Electronic Thesis and Dissertation Repository


Doctor of Philosophy




Natalie Allen


Transactive memory is the knowledge of what others in a group know and the exchange of that knowledge. In groups with effective transactive memory systems, members know “who knows what”, send knowledge to the appropriate individuals, and develop strategies for retrieving that information (Mohammed & Dumville, 2001; Wegner, 1995). Transactive memory studies tend to focus on the group as a whole, but useful information might be gathered by investigating transactive memory in dyads within groups. The purpose of this research was to use the social relations model (Kenny & LaVoie, 1984) as the basis for operationalizing transactive memory and to examine this new operationalization of transactive memory as it related to group performance. In social relations model terms, an effective transactive memory system was operationalized as consensus about expertise and knowledge seeking. Data were collected from two samples of student engineering project groups (n = 55 groups and n = 77 groups) and a sample of organizational engineering project groups (n = 7 groups).
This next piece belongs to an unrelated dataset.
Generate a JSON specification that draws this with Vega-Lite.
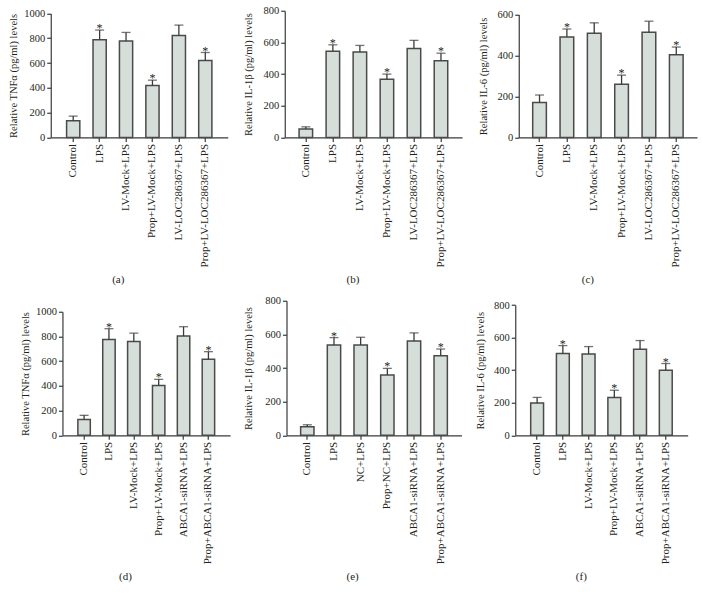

Groups whose members had spent significant time working together were hypothesized to have effective transactive memory systems and to exhibit significant consensus. Groups whose members had spent relatively less time with one another were hypothesized to have poorer transactive memory systems and to make use of unique relations in the group and assimilation as the basis for identifying expertise. The hypotheses were partially supported. In groups whose members spent relatively more time together, there was some agreement about who was expert and from whom to seek knowledge; however, knowledge exchange tended to be mostly based on seeking knowledge from no one or everyone in the group. In addition, group members made use of their unique dyadic relationships with particular others when identifying expertise and seeking knowledge. In fact, members of groups that performed better were likely to exchange knowledge based on their unique dyadic relationships with others. This study advances earlier research on transactive memory by suggesting that dyadic relations within groups are important to fully understanding transactive memory and its relationship with performance.